MK Shaul Mofaz was elected on Tuesday to be the new chairman of the Kadima party. Former COS Mofaz beat his rival MK Tzipi Livni, who has headed the party since 2008, and will assume the position of opposition leader.

According to final results, as announced by the Chairwoman of Kadima’s Election Committee, Judge Edna Beckenstein, Mofaz received 23,987 votes making 61.7 percent of the vote, and Livni received 14,516 votes making up 37.2 percent.

Shortly after the judge's announcement, Mofaz made his victory speech in which he said, “This evening Kadima won, and I thank each of you for your support.”

Mofaz, who invited Livni’s supporters to join him on stage, said, “This evening marks the emergence of the alternative government to the bad government of Binyamin Netanyahu. Out of this evening comes out one Kadima, Kadima which is the largest party in the Knesset, the leader of the opposition which renews the hope of most of Israel’s citizens.”

Directly addressing Livni, Mofaz said, “I call on Livni to stand with us in this war. I want to say from this podium to Tzipi Livni: Tzipi, you belong with us.”

The polls closed at 10:00 p.m. Israel time and as of 9:00 p.m. only about 38 percent of party members had exercised their right to vote in the primary. Analysts predicted earlier that a low turnout would likely play out in Mofaz’s favor.

Shortly after 1:00 a.m., Livni made a short statement to the media and said, “I want to thank the volunteers and all the members of Kadima who gave me their trust.”

Former foreign minister Livni said that she called Mofaz and congratulated him on his victory but refused to answer questions, saying, “It is late at night and time to go to sleep.” She added that she does not currently intend to make announcements regarding her political future.

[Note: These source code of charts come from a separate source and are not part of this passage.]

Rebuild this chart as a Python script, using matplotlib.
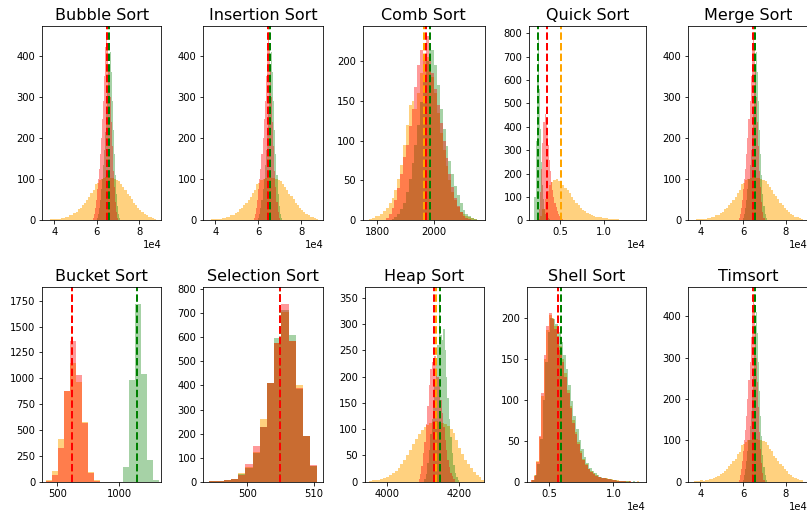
import numpy as np
import matplotlib
matplotlib.use("Agg")
import matplotlib.pyplot as plt

# ---------------------------------------------------------------------------
# Histogram data: for every series a bin start, a bin width and the counts.
# Series colours: orange, green, red (drawn in that order).
# ---------------------------------------------------------------------------

# Bubble / Insertion / Merge / Timsort share the same measurements
inv_orange_start, inv_orange_step = 37000, 1000
inv_orange = [1, 2, 2, 3, 2, 4, 5, 6, 7, 9,
              12, 14, 18, 21, 27, 30, 38, 43, 50, 56,
              67, 73, 88, 90, 97, 100, 102, 104, 104, 103,
              102, 100, 98, 96, 88, 80, 74, 63, 58, 51,
              43, 38, 30, 26, 19, 15, 12, 9, 7, 5, 3]
inv_green_start, inv_green_step = 60000, 500
inv_green = [5, 15, 30, 50, 75, 100, 135, 170, 215, 265, 320, 380, 410,
             360, 290, 220, 160, 110, 65, 35, 15, 5]
inv_red_start, inv_red_step = 58000, 500
inv_red = [5, 15, 30, 50, 75, 100, 125, 160, 200, 245, 290, 350, 420, 450,
           430, 370, 300, 240, 180, 120, 80, 45, 20, 5]
inv_means = [65000, 65700, 64600]

# Comb Sort
comb_orange_start, comb_orange_step = 1770, 10
comb_orange = [2, 3, 5, 6, 8, 12, 16, 22, 28, 38, 52, 70, 95, 120, 145, 150,
               140, 160, 185, 200, 205, 195, 180, 160, 135, 110, 88, 68, 50,
               36, 25, 17, 11, 8, 5, 4, 3, 2, 1]
comb_green_start, comb_green_step = 1850, 10
comb_green = [2, 4, 8, 14, 22, 35, 52, 72, 95, 120, 148, 175, 200, 222, 214,
              195, 170, 140, 115, 93, 75, 58, 43, 32, 22, 13, 8, 5, 3, 2]
comb_red_start, comb_red_step = 1830, 10
comb_red = [3, 8, 15, 25, 40, 58, 80, 95, 118, 140, 168, 195, 214, 205, 232,
            200, 185, 165, 145, 122, 100, 78, 58, 42, 28, 18, 11, 6, 3, 2]
comb_means = [1964, 1984, 1972]

# Quick Sort
quick_orange_start, quick_orange_step = 2500, 250
quick_orange = [5, 20, 50, 90, 125, 150, 165, 172, 175, 170, 160, 150, 138,
                128, 115, 100, 88, 76, 64, 53, 45, 38, 31, 26, 22, 19, 16, 14,
                12, 10, 9, 8, 7, 6, 5, 4, 4, 3, 3, 2, 2, 2, 1, 1, 1, 1, 1]
quick_green_start, quick_green_step = 2100, 125
quick_green = [100, 340, 618, 790, 560, 390, 250, 150, 90, 50, 28, 15, 8, 4, 2]
quick_red_start, quick_red_step = 2500, 125
quick_red = [15, 50, 120, 220, 330, 420, 455, 430, 380, 320, 260, 210, 165,
             130, 100, 75, 55, 40, 28, 20, 13, 8, 5, 3, 2]
quick_means = [5110, 2540, 3520]

# Bucket Sort
bucket_orange_start, bucket_orange_step = 408, 48.5
bucket_orange = [15, 100, 410, 875, 1150, 960, 580, 95, 20]
bucket_green_start, bucket_green_step = 1035, 48.5
bucket_green = [140, 980, 1718, 1040, 205, 15]
bucket_red_start, bucket_red_step = 408, 48.5
bucket_red = [5, 60, 330, 880, 1360, 1030, 570, 80, 10]
bucket_means = [620, 1149, 621.6]

# Selection Sort
sel_start, sel_step = 494.3, 1.08
sel_orange = [2, 3, 6, 12, 35, 60, 122, 262, 412, 575, 705, 585, 400, 190, 65]
sel_green = [1, 2, 5, 11, 30, 58, 120, 228, 410, 598, 715, 608, 385, 190, 65]
sel_red = [2, 2, 5, 10, 28, 73, 148, 228, 410, 575, 740, 585, 390, 190, 68]
sel_means = [504.9, 504.95, 504.9]

# Heap Sort
heap_orange_start, heap_orange_step = 3950, 8
heap_orange = [2, 3, 3, 4, 5, 7, 9, 12, 16, 20, 27, 33, 42, 50, 60, 72, 82,
               90, 98, 104, 108, 112, 114, 115, 114, 112, 110, 106, 100, 93,
               80, 64, 52, 42, 34, 26, 19, 13, 8, 4]
heap_green_start, heap_green_step = 4104, 4
heap_green = [5, 15, 35, 60, 90, 120, 155, 190, 225, 260, 352, 280, 270, 290,
              250, 200, 160, 120, 85, 55, 32, 16, 8, 3]
heap_red_start, heap_red_step = 4088, 4
heap_red = [5, 15, 30, 55, 75, 110, 145, 185, 215, 228, 225, 240, 215, 200,
            180, 155, 130, 105, 80, 60, 42, 28, 17, 10, 5]
heap_means = [4136, 4146, 4132]

# Shell Sort
shell_orange_start, shell_orange_step = 3600, 200
shell_orange = [2, 8, 25, 55, 105, 150, 185, 203, 200, 190, 178, 165, 150,
                132, 112, 92, 75, 60, 48, 37, 28, 21, 16, 13, 10, 8, 6, 5, 4,
                4, 3, 3, 2, 2, 1, 1, 1, 1, 1, 0, 0, 1]
shell_green_start, shell_green_step = 3700, 200
shell_green = [2, 8, 22, 52, 100, 146, 182, 200, 198, 192, 182, 170, 155,
               138, 118, 98, 80, 64, 51, 40, 30, 23, 17, 13, 10, 8, 6, 5, 4,
               3, 3, 2, 2, 1, 1, 1, 1, 1, 0, 1]
shell_red_start, shell_red_step = 3600, 200
shell_red = [2, 7, 24, 56, 108, 155, 190, 206, 198, 186, 175, 160, 146, 128,
             108, 90, 72, 58, 46, 35, 27, 20, 15, 12, 9, 7, 6, 4, 4, 3, 3, 2,
             2, 1, 1, 1, 1, 0, 1]
shell_means = [5700, 5905, 5730]

titles = ["Bubble Sort", "Insertion Sort", "Comb Sort", "Quick Sort",
          "Merge Sort", "Bucket Sort", "Selection Sort", "Heap Sort",
          "Shell Sort", "Timsort"]

inv_series = [(inv_orange_start, inv_orange_step, inv_orange),
              (inv_green_start, inv_green_step, inv_green),
              (inv_red_start, inv_red_step, inv_red)]

panels = [
    (inv_series, inv_means),
    (inv_series, inv_means),
    ([(comb_orange_start, comb_orange_step, comb_orange),
      (comb_green_start, comb_green_step, comb_green),
      (comb_red_start, comb_red_step, comb_red)], comb_means),
    ([(quick_orange_start, quick_orange_step, quick_orange),
      (quick_green_start, quick_green_step, quick_green),
      (quick_red_start, quick_red_step, quick_red)], quick_means),
    (inv_series, inv_means),
    ([(bucket_orange_start, bucket_orange_step, bucket_orange),
      (bucket_green_start, bucket_green_step, bucket_green),
      (bucket_red_start, bucket_red_step, bucket_red)], bucket_means),
    ([(sel_start, sel_step, sel_orange),
      (sel_start, sel_step, sel_green),
      (sel_start, sel_step, sel_red)], sel_means),
    ([(heap_orange_start, heap_orange_step, heap_orange),
      (heap_green_start, heap_green_step, heap_green),
      (heap_red_start, heap_red_step, heap_red)], heap_means),
    ([(shell_orange_start, shell_orange_step, shell_orange),
      (shell_green_start, shell_green_step, shell_green),
      (shell_red_start, shell_red_step, shell_red)], shell_means),
    (inv_series, inv_means),
]

# axis limits per panel
x_limits = [(34350, 90350), (34350, 90350), (1748, 2179), (1513, 14740),
            (34350, 90350), (378, 1343), (493.4, 511.4), (3940, 4269),
            (3264, 12512), (34350, 90350)]
y_limits = [472, 472, 244, 831, 472, 1879, 808, 370, 237, 470]

# ---------------------------------------------------------------------------
# Figure layout (pixel boxes: left, right, top, bottom)
# ---------------------------------------------------------------------------
W, H = 807, 515
fig = plt.figure(figsize=(W / 72, H / 72), dpi=72)

col_lr_top = [(42.3, 161.3), (203.3, 323.3), (362.7, 485.0), (529.3, 645.7), (688.3, 808.0)]
col_lr_bot = [(42.3, 161.3), (203.3, 323.3), (365.0, 484.0), (526.7, 645.7), (688.3, 808.0)]
row_tb = [(26.0, 220.3), (287.3, 481.7)]

colors = ["orange", "green", "red"]
alphas = [0.5, 0.35, 0.4]

for i, (series, means) in enumerate(panels):
    r, c = divmod(i, 5)
    l, rr = (col_lr_top if r == 0 else col_lr_bot)[c]
    t, b = row_tb[r]
    ax = fig.add_axes([l / W, 1 - b / H, (rr - l) / W, (b - t) / H])

    for (start, step, counts), col, a in zip(series, colors, alphas):
        counts = np.asarray(counts, dtype=float)
        edges = start + step * np.arange(len(counts) + 1)
        ax.hist(edges[:-1], bins=edges, weights=counts, color=col, alpha=a)
    for m, col in zip(means, colors):
        ax.axvline(m, color=col, linestyle="--", linewidth=2)

    ax.set_xlim(*x_limits[i])
    ax.set_ylim(0, y_limits[i])
    ax.ticklabel_format(axis="x", style="sci", scilimits=(-4, 4))
    ax.set_title(titles[i], fontsize=16)

fig.savefig("out.png", dpi=72)
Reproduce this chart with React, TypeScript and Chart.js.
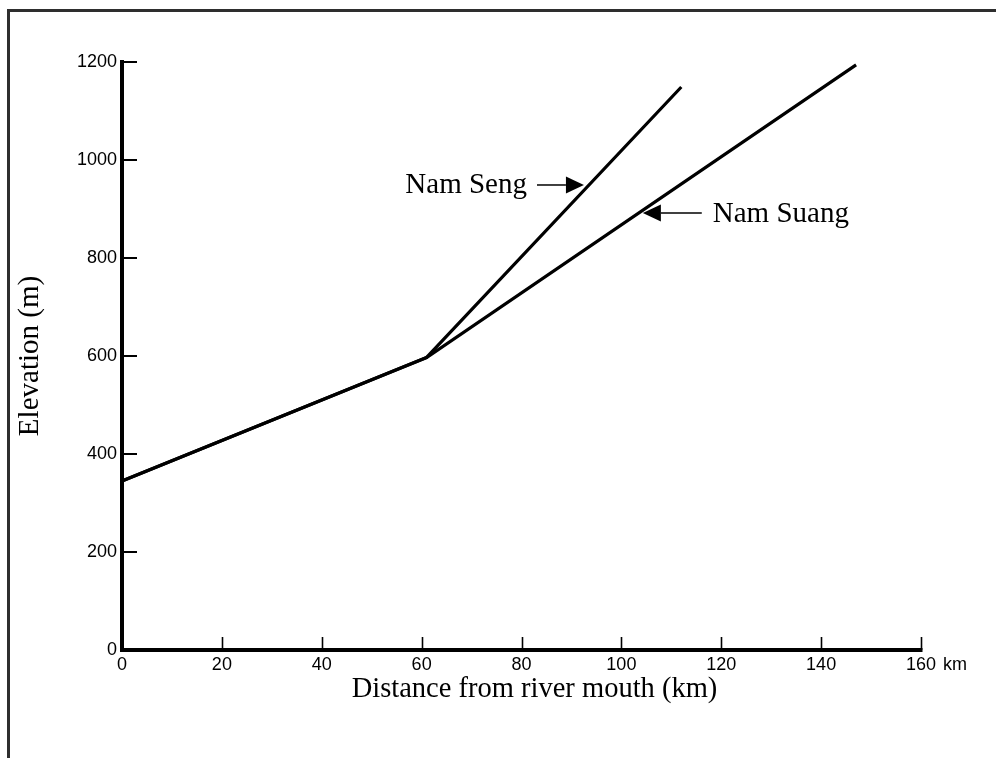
import React, { useEffect, useRef } from "react";
import { Chart, registerables } from "chart.js";

Chart.register(...registerables);

// ---- data ----
const sengDistance = [0, 61, 112];
const sengElevation = [345, 597, 1149];
const suangDistance = [0, 61, 147];
const suangElevation = [345, 597, 1194];

const xMin = 0;
const xMax = 160;
const xStep = 20;
const yMin = 0;
const yMax = 1200;
const yStep = 200;
const xUnit = "km";

const xTitle = "Distance from river mouth (km)";
const yTitle = "Elevation (m)";

// annotation arrows (data units)
const arrowLabels = ["Nam Seng", "Nam Suang"];
const arrowTipX = [92.5, 104.3];
const arrowTailX = [83.1, 116.1];
const arrowY = [949, 892];

const SERIF = "'Liberation Serif', 'Times New Roman', Times, serif";
const SANS = "'Liberation Sans', Arial, Helvetica, sans-serif";
const TICK_SIZE = 18;

const toPoints = (xs: number[], ys: number[]) => xs.map((x, i) => ({ x, y: ys[i] }));

const decorPlugin = {
  id: "decor",
  afterDraw(chart: any) {
    const { ctx, chartArea } = chart;
    const xs = chart.scales.x;
    const ys = chart.scales.y;
    const left = chartArea.left;
    const bottom = chartArea.bottom;
    const xEnd = xs.getPixelForValue(xMax);
    const yTop = ys.getPixelForValue(yMax);
    ctx.save();
    ctx.strokeStyle = "#000";
    ctx.fillStyle = "#000";
    ctx.lineCap = "butt";

    // inward ticks
    ctx.lineWidth = 1.6;
    xs.ticks.forEach((t: any) => {
      if (t.value <= xMin) return;
      const px = Math.round(xs.getPixelForValue(t.value)) + 0.5;
      ctx.beginPath();
      ctx.moveTo(px, bottom);
      ctx.lineTo(px, bottom - 13);
      ctx.stroke();
    });
    ctx.lineWidth = 2;
    ys.ticks.forEach((t: any) => {
      if (t.value <= yMin) return;
      const py = Math.round(ys.getPixelForValue(t.value));
      ctx.beginPath();
      ctx.moveTo(left, py);
      ctx.lineTo(left + 15, py);
      ctx.stroke();
    });

    // axes
    ctx.lineWidth = 4;
    ctx.beginPath();
    ctx.moveTo(left, yTop - 2);
    ctx.lineTo(left, bottom + 2);
    ctx.stroke();
    ctx.beginPath();
    ctx.moveTo(left - 2, bottom);
    ctx.lineTo(xEnd + 1.5, bottom);
    ctx.stroke();

    // unit after last x tick label
    ctx.font = `${TICK_SIZE}px ${SANS}`;
    ctx.textBaseline = "middle";
    ctx.textAlign = "left";
    const w160 = ctx.measureText(String(xMax)).width;
    ctx.fillText(xUnit, xEnd + w160 / 2 + 7, bottom + 4 + (TICK_SIZE * 1.2) / 2);

    // x title
    ctx.font = `28.5px ${SERIF}`;
    ctx.textAlign = "center";
    ctx.textBaseline = "alphabetic";
    ctx.fillText(xTitle, (left + xEnd) / 2 + 13, bottom + 47);

    // arrows + labels
    arrowLabels.forEach((label, i) => {
      const tip = xs.getPixelForValue(arrowTipX[i]);
      const tail = xs.getPixelForValue(arrowTailX[i]);
      const y = ys.getPixelForValue(arrowY[i]);
      const dir = tail < tip ? 1 : -1;
      const headLen = 18;
      ctx.lineWidth = 1.5;
      ctx.beginPath();
      ctx.moveTo(tail, y);
      ctx.lineTo(tip - dir * headLen, y);
      ctx.stroke();
      ctx.beginPath();
      ctx.moveTo(tip, y);
      ctx.lineTo(tip - dir * headLen, y - 8.5);
      ctx.lineTo(tip - dir * headLen, y + 8.5);
      ctx.closePath();
      ctx.fill();
      ctx.font = `29px ${SERIF}`;
      ctx.textBaseline = "alphabetic";
      if (dir === 1) {
        ctx.textAlign = "right";
        ctx.fillText(label, tail - 10, y + 8.5);
      } else {
        ctx.textAlign = "left";
        ctx.fillText(label, tail + 11, y + 9);
      }
    });
    ctx.restore();
  },
};

export default function App() {
  const ref = useRef<HTMLCanvasElement | null>(null);

  useEffect(() => {
    if (!ref.current) return;
    const chart = new Chart(ref.current, {
      type: "line",
      data: {
        datasets: [
          {
            label: arrowLabels[0],
            data: toPoints(sengDistance, sengElevation),
            borderColor: "#000",
            borderWidth: 3.2,
            pointRadius: 0,
            tension: 0,
            fill: false,
          },
          {
            label: arrowLabels[1],
            data: toPoints(suangDistance, suangElevation),
            borderColor: "#000",
            borderWidth: 3.2,
            pointRadius: 0,
            tension: 0,
            fill: false,
          },
        ],
      },
      options: {
        animation: false,
        responsive: false,
        devicePixelRatio: 1,
        layout: { padding: { top: 54, right: 75, left: 0, bottom: 0 } },
        plugins: {
          legend: { display: false },
          tooltip: { enabled: false },
        },
        scales: {
          x: {
            type: "linear",
            min: xMin,
            max: xMax,
            grid: { display: false, drawTicks: false },
            border: { display: false },
            ticks: {
              stepSize: xStep,
              padding: 4,
              color: "#000",
              font: { family: SANS, size: TICK_SIZE },
              maxRotation: 0,
              callback: (v: any) => String(v),
            },
            afterFit: (scale: any) => {
              scale.height = 100;
            },
          },
          y: {
            type: "linear",
            min: yMin,
            max: yMax,
            grid: { display: false, drawTicks: false },
            border: { display: false },
            ticks: {
              stepSize: yStep,
              padding: 5,
              color: "#000",
              font: { family: SANS, size: TICK_SIZE },
              callback: (v: any) => String(v),
            },
            title: {
              display: true,
              text: yTitle,
              color: "#000",
              font: { family: SERIF, size: 29, weight: "normal" },
              padding: { top: 5, bottom: 0 },
            },
            afterFit: (scale: any) => {
              scale.width = 114;
            },
          },
        },
      } as any,
      plugins: [decorPlugin],
    });
    return () => chart.destroy();
  }, []);

  return (
    <div style={{ position: "relative", width: 988, height: 742 }}>
      <div
        style={{
          position: "fixed",
          left: 7,
          top: 9,
          width: 989,
          height: 749,
          borderTop: "3px solid #2e2e2e",
          borderLeft: "3px solid #2e2e2e",
          boxSizing: "border-box",
          pointerEvents: "none",
        }}
      />
      <canvas
        ref={ref}
        width={988}
        height={742}
        style={{ position: "absolute", left: 0, top: 0, width: 988, height: 742 }}
      />
    </div>
  );
}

Kadima faction chairman, MK Dalia Itzik, also called Mofaz and congratulated him on his victory. Itzik said that she hopes that Livni will remain in the party.

On paper, Kadima is Israel's largest party, having won one more Knesset Member than Likud in the last general elections. Since Livni’s failure to form a coalition government or join a national unity government, the party has fallen into disfavor. This was blamed on her leadership, which was said by many to be uninspiring.

Polls have shown that no matter who wins the neck-to-neck leadership contest, the real winner may be Prime Minister Binyamin Netanyahu and the nationalist camp.

All political surveys indicate that Kadima’s strength in the Knesset would crumble if elections were held today, no matter who heads the party. Labor, the Likud, the national religious parties and a new party headed by Yair Lapid would pick up the crumbs.